The bride's younger brother loves to dance and wants to be a chef, to which his father is adamantly opposed; Lalit wants to send him to boarding school where they will toughen him up. A handsome cousin from Australia is attracted to another cousin. (Don't even try to keep all the cousins sorted out.) The officious "event manager" hired for the wedding is drawn to a servant girl and a parallel romance develops. Love is in the air, and so too is passion, not all of it appropriately placed. Nair injects a disturbing revelation of family history that comes to the fore as it threatens to repeat itself during these festivities. It adds drama to the situation and deepens the characterizations, particularly of Lalit and Pimmi.
The film repeatedly breaks out into music and singing as the celebratory side of the occasion manages to overcome the problematic. These are Nair's people and her love for them is manifest, as is the recognition of both the joys and difficulties of family life. She weaves incident and character, the specifics of these people's lives which provide the film verisimilitude. In a broader reach, though, she portrays universal experience. This story could be about an Italian family, a Jewish family, or a Zulu family; for all the cultural differences there is a commonality in the human experience and Nair nails it in Monsoon Wedding.

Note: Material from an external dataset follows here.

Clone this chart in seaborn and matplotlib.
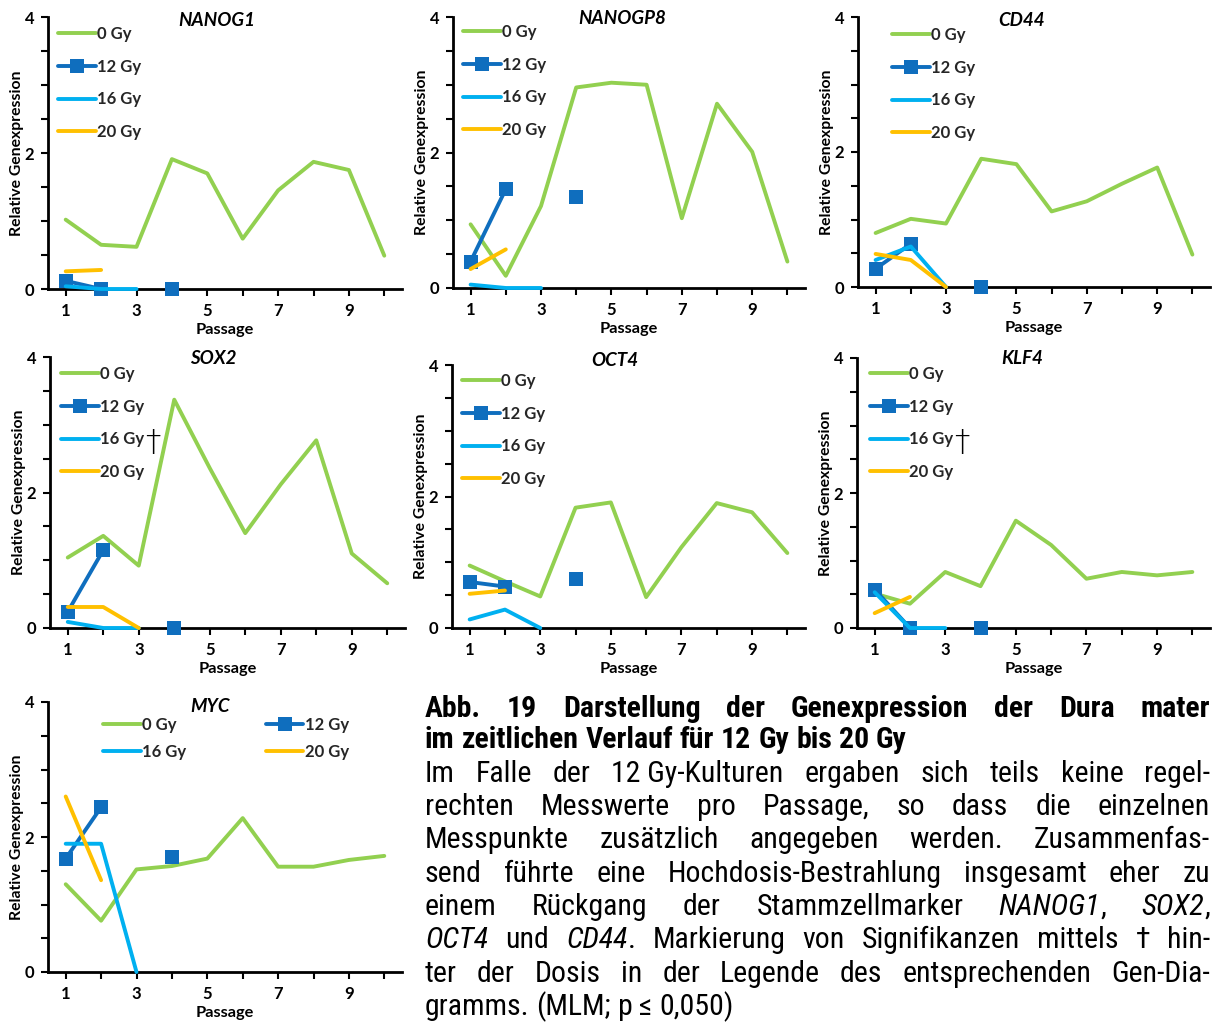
import numpy as np
import pandas as pd
import matplotlib
matplotlib.use("Agg")
import matplotlib.pyplot as plt
import seaborn as sns
from matplotlib.lines import Line2D
from matplotlib import font_manager

nan = np.nan

# ---------------- data ----------------
PASSAGES = list(range(1, 11))
DOSES = ["0 Gy", "12 Gy", "16 Gy", "20 Gy"]
X_TICK_LABELS = ["1", "", "3", "", "5", "", "7", "", "9", ""]
Y_TICKS = [0, 0.5, 1, 1.5, 2, 2.5, 3, 3.5, 4]
Y_TICK_LABELS = ["0", "", "", "", "2", "", "", "", "4"]

NANOG1_0 = [1.02, 0.65, 0.62, 1.91, 1.70, 0.74, 1.45, 1.87, 1.75, 0.49]
NANOG1_12 = [0.12, 0.00, nan, 0.00]
NANOG1_16 = [0.04, 0.00, 0.00]
NANOG1_20 = [0.26, 0.28]

NANOGP8_0 = [0.94, 0.18, 1.21, 2.96, 3.03, 3.00, 1.03, 2.72, 2.01, 0.39]
NANOGP8_12 = [0.39, 1.46, nan, 1.35]
NANOGP8_16 = [0.05, 0.00, 0.00]
NANOGP8_20 = [0.28, 0.57]

CD44_0 = [0.80, 1.01, 0.94, 1.90, 1.82, 1.12, 1.27, 1.53, 1.77, 0.48]
CD44_12 = [0.27, 0.64, nan, 0.00]
CD44_16 = [0.40, 0.60, 0.00]
CD44_20 = [0.49, 0.40, 0.00]

SOX2_0 = [1.04, 1.36, 0.92, 3.37, 2.36, 1.40, 2.12, 2.77, 1.10, 0.66]
SOX2_12 = [0.24, 1.15, nan, 0.00]
SOX2_16 = [0.09, 0.00, 0.00]
SOX2_20 = [0.31, 0.31, 0.00]

OCT4_0 = [0.95, 0.71, 0.48, 1.83, 1.91, 0.47, 1.23, 1.90, 1.76, 1.14]
OCT4_12 = [0.70, 0.63, nan, 0.74]
OCT4_16 = [0.13, 0.28, 0.00]
OCT4_20 = [0.52, 0.57]

KLF4_0 = [0.51, 0.36, 0.83, 0.62, 1.59, 1.23, 0.73, 0.83, 0.78, 0.83]
KLF4_12 = [0.57, 0.00, nan, 0.00]
KLF4_16 = [0.53, 0.00, 0.00]
KLF4_20 = [0.22, 0.46]

MYC_0 = [1.30, 0.76, 1.52, 1.57, 1.68, 2.28, 1.56, 1.56, 1.66, 1.72]
MYC_12 = [1.68, 2.44, nan, 1.70]
MYC_16 = [1.90, 1.90, 0.00]
MYC_20 = [2.60, 1.36]

CAPTION = [
    ("Abb. 19 Darstellung der Genexpression der Dura mater", "bold", True),
    ("im zeitlichen Verlauf für 12 Gy bis 20 Gy", "bold", False),
    ("Im Falle der 12~Gy-Kulturen ergaben sich teils keine regel-", "normal", True),
    ("rechten Messwerte pro Passage, so dass die einzelnen", "normal", True),
    ("Messpunkte zusätzlich angegeben werden. Zusammenfas-", "normal", True),
    ("send führte eine Hochdosis-Bestrahlung insgesamt eher zu", "normal", True),
    ("einem Rückgang der Stammzellmarker *NANOG1*, *SOX2*,", "normal", True),
    ("*OCT4* und *CD44*. Markierung von Signifikanzen mittels † hin-", "normal", True),
    ("ter der Dosis in der Legende des entsprechenden Gen-Dia-", "normal", True),
    ("gramms. (MLM; p ≤ 0,050)", "normal", False),
]

# ---------------- style ----------------
GREEN, BLUE, LBLUE, ORANGE = "#92D050", "#0F6EBE", "#00B0F0", "#FFC000"
COLORS = [GREEN, BLUE, LBLUE, ORANGE]
MARKERS = [None, "s", None, None]
LW, MS = 2.8, 10.5
TICK_FS, LEG_FS, TITLE_FS, YLAB_FS, XLAB_FS = 12, 12, 13.5, 11.3, 11.8

W, H = 1212, 1025
sns.set_theme(style="white")
plt.rcParams["font.family"] = ["Lato", "DejaVu Sans"]

fig = plt.figure(figsize=(W / 100, H / 100), dpi=100)
fig.patch.set_facecolor("white")


def fx(x):
    return x / W


def fy(y):
    return 1 - y / H


# gene, series, axes box (l, t, r, b px), title centre, legend anchor, dagger, ncol
PANELS = [
    ("NANOG1", [NANOG1_0, NANOG1_12, NANOG1_16, NANOG1_20], (48, 17, 402, 289), (217, 20), (58, 26), False, 1),
    ("NANOGP8", [NANOGP8_0, NANOGP8_12, NANOGP8_16, NANOGP8_20], (453, 17, 805, 288), (622, 19), (463, 24), False, 1),
    ("CD44", [CD44_0, CD44_12, CD44_16, CD44_20], (858, 17, 1210, 287), (1022, 21), (892, 27), False, 1),
    ("SOX2", [SOX2_0, SOX2_12, SOX2_16, SOX2_20], (50, 357, 405, 628), (213, 359), (61, 366), True, 1),
    ("OCT4", [OCT4_0, OCT4_12, OCT4_16, OCT4_20], (452, 365, 805, 628), (615, 361), (462, 373), False, 1),
    ("KLF4", [KLF4_0, KLF4_12, KLF4_16, KLF4_20], (857, 358, 1210, 628), (1022, 359), (870, 366), True, 1),
    ("MYC", [MYC_0, MYC_12, MYC_16, MYC_20], (48, 702, 402, 972), (210, 707), (103, 717), False, 2),
]


def draw_series(ax, vals, color, marker, z):
    y = np.asarray(vals, float)
    x = np.arange(1, len(y) + 1)
    seg = np.cumsum(np.isnan(y))
    ok = ~np.isnan(y)
    df = pd.DataFrame({"Passage": x[ok], "Expr": y[ok], "seg": seg[ok]})
    kw = dict(color=color, lw=LW, clip_on=False, zorder=z)
    if marker:
        kw.update(marker=marker, ms=MS, mec=color, mfc=color, mew=0)
    sns.lineplot(data=df, x="Passage", y="Expr", units="seg", estimator=None,
                 ax=ax, legend=False, sort=False, **kw)


def style_axes(ax):
    ax.set_facecolor("white")
    ax.grid(False)
    ax.set_xlim(0.5, 10.5)
    ax.set_ylim(0, 4)
    ax.set_xticks(PASSAGES)
    ax.set_xticklabels(X_TICK_LABELS)
    ax.set_yticks(Y_TICKS)
    ax.set_yticklabels(Y_TICK_LABELS)
    for s in ["top", "right"]:
        ax.spines[s].set_visible(False)
    for s in ["left", "bottom"]:
        ax.spines[s].set_linewidth(2)
        ax.spines[s].set_color("black")
        ax.spines[s].set_zorder(2.5)
    ax.tick_params(axis="both", direction="out", length=5, width=1.5, color="black",
                   labelsize=TICK_FS, bottom=True, left=True, labelcolor="black")
    ax.tick_params(axis="y", pad=5)
    ax.tick_params(axis="x", pad=5)
    for lab in ax.get_xticklabels() + ax.get_yticklabels():
        lab.set_fontweight("bold")
    ax.set_xlabel("Passage", fontsize=XLAB_FS, fontweight="bold", labelpad=3, color="black")
    ax.set_ylabel("Relative Genexpression", fontsize=YLAB_FS, fontweight="bold", labelpad=0, color="black")


legs = []
for gene, series, (l, t, r, b), (tx, ty), (lx, ly), dagger, ncol in PANELS:
    ax = fig.add_axes([fx(l), fy(b), (r - l) / W, (b - t) / H])
    for i, (vals, c, m) in enumerate(zip(series, COLORS, MARKERS)):
        draw_series(ax, vals, c, m, 3 + i)
    style_axes(ax)
    fig.text(fx(tx), fy(ty), gene, ha="center", va="center", fontsize=TITLE_FS,
             fontweight="bold", fontstyle="italic", color="black")
    handles = [Line2D([0], [0], color=c, lw=LW, marker=m if m else "None", ms=MS,
                      mec=c, mfc=c, mew=0) for c, m in zip(COLORS, MARKERS)]
    labels = list(DOSES)
    if ncol == 2:
        order = [0, 2, 1, 3]
        handles = [handles[i] for i in order]
        labels = [labels[i] for i in order]
        spacing = 0.65
    else:
        spacing = 1.0
    leg = ax.legend(handles, labels, loc="upper left", bbox_to_anchor=(fx(lx), fy(ly)),
                    bbox_transform=fig.transFigure, frameon=False, borderpad=0,
                    borderaxespad=0, handlelength=2.25, handletextpad=0.08,
                    labelspacing=spacing, ncol=ncol, columnspacing=4.8, numpoints=1,
                    prop={"weight": "bold", "size": LEG_FS})
    legs.append((leg, dagger))

fig.canvas.draw()
renderer = fig.canvas.get_renderer()
inv = fig.transFigure.inverted()
for leg, dagger in legs:
    if dagger:
        bb = leg.get_texts()[2].get_window_extent(renderer)
        px, py = inv.transform((bb.x1 + 1, (bb.y0 + bb.y1) / 2 - 3))
        fig.text(px, py, "†", ha="left", va="center", fontsize=22, family="DejaVu Sans",
                 fontweight="light", color="black")

# ---------------- caption ----------------
CAP_FONT, CAP_STRETCH = "Liberation Sans", "normal"
_entries = font_manager.fontManager.ttflist
_names = {f.name for f in _entries}
_found = False
for cand in ["Liberation Sans Narrow", "Arial Narrow", "Roboto Condensed",
             "Open Sans Condensed", "Noto Sans Condensed", "DejaVu Sans Condensed"]:
    if cand in _names:
        CAP_FONT, _found = cand, True
        break
if not _found:
    for f in _entries:
        if ("condensed" in str(f.stretch) or "narrow" in f.name.lower()
                or "condensed" in f.name.lower()) and "mono" not in f.name.lower() \
                and "serif" not in f.name.lower():
            CAP_FONT, CAP_STRETCH = f.name, f.stretch
            break

CAP_LEFT, CAP_RIGHT = 425, 1210
BASELINES = [717, 748, 782, 815, 848, 882, 915, 948, 982, 1015]


def parse(markup):
    words = []
    for tok in markup.split(" "):
        segs = []
        for i, p in enumerate(tok.split("*")):
            if p:
                segs.append((p.replace("~", " "), "italic" if i % 2 else "normal"))
        words.append(segs)
    return words


def cap_text(x, y, s, weight, style, size):
    return fig.text(x, y, s, fontsize=size, fontweight=weight, fontstyle=style,
                    family=CAP_FONT, fontstretch=CAP_STRETCH, color="black",
                    ha="left", va="baseline")


def measure(text, weight, style, size):
    t = cap_text(0, 0, text, weight, style, size)
    w = t.get_window_extent(renderer).width
    t.remove()
    return w


def line_layout(markup, weight, size):
    words = parse(markup)
    widths = [[measure(s, weight, st, size) for s, st in w] for w in words]
    space = measure("a a", weight, "normal", size) - measure("aa", weight, "normal", size)
    return words, widths, space


base = 21.5
avail = CAP_RIGHT - CAP_LEFT
worst = 0
for markup, weight, just in CAPTION:
    words, widths, space = line_layout(markup, weight, base)
    nat = sum(sum(w) for w in widths) + 0.7 * space * (len(words) - 1)
    worst = max(worst, nat / avail)
size = base if worst <= 0.995 else base * 0.995 / worst

for (markup, weight, just), yb in zip(CAPTION, BASELINES):
    words, widths, space = line_layout(markup, weight, size)
    total = sum(sum(w) for w in widths)
    gap = (avail - total) / (len(words) - 1) if just and len(words) > 1 else space
    x = CAP_LEFT
    for segs, ws in zip(words, widths):
        for (s, st), w in zip(segs, ws):
            cap_text(fx(x), fy(yb), s, weight, st, size)
            x += w
        x += gap

fig.savefig("out.png", dpi=100, facecolor="white")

"Bollywood"--the huge Hindi film industry--is largely unknown to western moviegoers. Characterized by lavish productions, glitz, glamour, and melodrama, it has its own styles and filmic conventions. Music and dancing are integral to the genre. Nair uses the music and dancing and draws on other Bollywood conventions in her film such as the style of the romantic scenes. But Monsoon Wedding remains character-based and avoids slipping into saccharine sentimentality or soapy superficiality. Filmed in just thirty days, with hand held camera, it has immediacy and a sense of spontaneity which serve the story well. That Nair doesn't manage with the dexterity of an Altman to keep all the characters fully individualized and the relationships clear is a minor annoyance. Another Scotch, another song, and let the marigolds bloom.